Na década de 90, o mundo capitalista com a América à cabeça (a política, a financeira, a industrial, a empresarial das grandes corporações) entrou de cabeça na globalização, aproveitando a onda das novas tecnologias. Mais do que o objectivo de fabricar produtos para o mercado, as empresas sacrificaram a economia à especulação e à finança, e passaram a gerar "dividendos para o accionista". Da desregulamentação da finança em roda livre passou-se à desindustrialização. A produção industrial "clássica" deixou de dar dividendos compensadores, e a deslocalização impôs-se como alavanca poderosíssima. Uma empresa deslocalizada para o Oriente duplicava em 3 meses o seu valor bolsista. Isto ao mesmo tempo que passava a dispor de trabalho escravo ao preço da chuva, e partia os dentes ao operariado que no Ocidente fazia mover as fábricas. Em três tempos a América destruiu a sua indústria automóvel (hoje em parte reconstruída por Obama), transformando Detroit num logradouro de ruínas. Reagan proletarizou todo o pessoal de voo, e Thatcher fechou as indústrias do carvão e destruiu os sindicatos ingleses.
As elites europeias cavalgaram a onda, não sendo esta a primeira vez que traíram os seus povos, como nos mostram a história e a vida.
Mas era preciso dar um passo em frente e pôr no terreno os mecanismos que conduziriam à maior transferência de riqueza a que o mundo já assistiu. George W. Bush perdeu numericamente as eleições em 2001. Mas foi entronizado presidente, porque era ele a peça que faltava às elites americanas. Bêbado e incapaz, era um bom pau-mandado. E fez muito bem o seu papel.
Ninguém no seu juízo acredita que as Torres Gémeas caíram, no 11 de Setembro, por acção dum Bin Laden qualquer. Porque é tecnicamente impossível acreditar nos relatórios e explicações que a América mostrou. Mas o golpe funcionou na perfeição: instalou a psicose do grande terror, abriu caminho ao Patriot Act e aos atentados contra essa coisa da lei e da democracia, e forneceu o pretexto para a guerra no Afeganistão e no Iraque, colocada nas mãos do Presidente. O complexo militar-industrial livrou-se de stocks indesejáveis, renovou armamentos, fez negócios fabulosos. O Saddam não tinha, afinal, armas de destruição em massa. E os iraquianos apanharam com munições de urânio empobrecido, e com bombas de 10 toneladas em ambiente urbano. Mas a quem é que isso interessa?!

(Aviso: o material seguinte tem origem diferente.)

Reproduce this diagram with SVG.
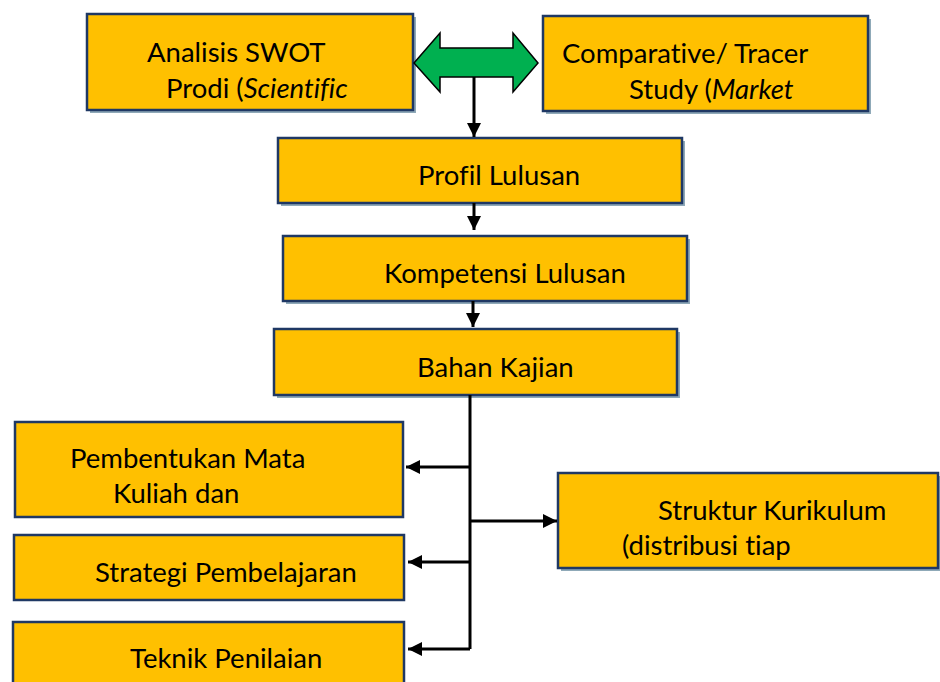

A indústria da desinformação e da comunicação social dourou a pílula, como é da sua função. A América embarcou, as elites dirigentes europeias esfregaram as mãos, a City e Wall Street, o Goldman Sachs e o Citygroup alargaram apetites e negócios.
Tanto alargaram negócios e apetites que em 2007 o Lehman Brothers faliu, com a história do sub-prime. As dívidas privada, empresarial e pública tinham crescido um pouco por todo o lado. Em 2009/10/11, a matilha das agências de rating explorou fragilidades, baixou ratings, reduziu empresas e países e economias a lixo. Nenhuma delas previu as falências na América, mas todas puseram a Europa a ferro e fogo, ao serviço da ideologia, a coberto dos mercados. Mas já estava prevista uma saída, a chamada "austeridade". A responsabilidade era dos povos, que andavam a "viver acima das suas possibilidades", gerando o monstro da dívida. Por isso foram os contribuintes chamados a pagar a salvação dos bancos, para não falirem os estados. Caiu a Grécia, a Irlanda claudicou. Em Portugal foi o que já se viu.
Como sempre, a elite da América comandou este barco-pirata. E as múltiplas elites da Europa tomaram lugar a bordo. Ainda hoje lá estão, em alegre viagem. A arruinar os povos da Europa, se o tempo lhes der para isso.
(Segue!)
[Nesta avançada neoliberal que a América comandou, o crime foi tão longe, e foi tão descarado, que em certo momento foi imperioso limpar a face da América, elegendo o negro Obama para a Presidência. E o próprio partido republicano chegou a ter um presidente negro. Há jogadas arriscadas, que são inevitáveis. E já se viu que compensam, tendo em vista que Obama não conseguiu pôr em causa nada de essencial.]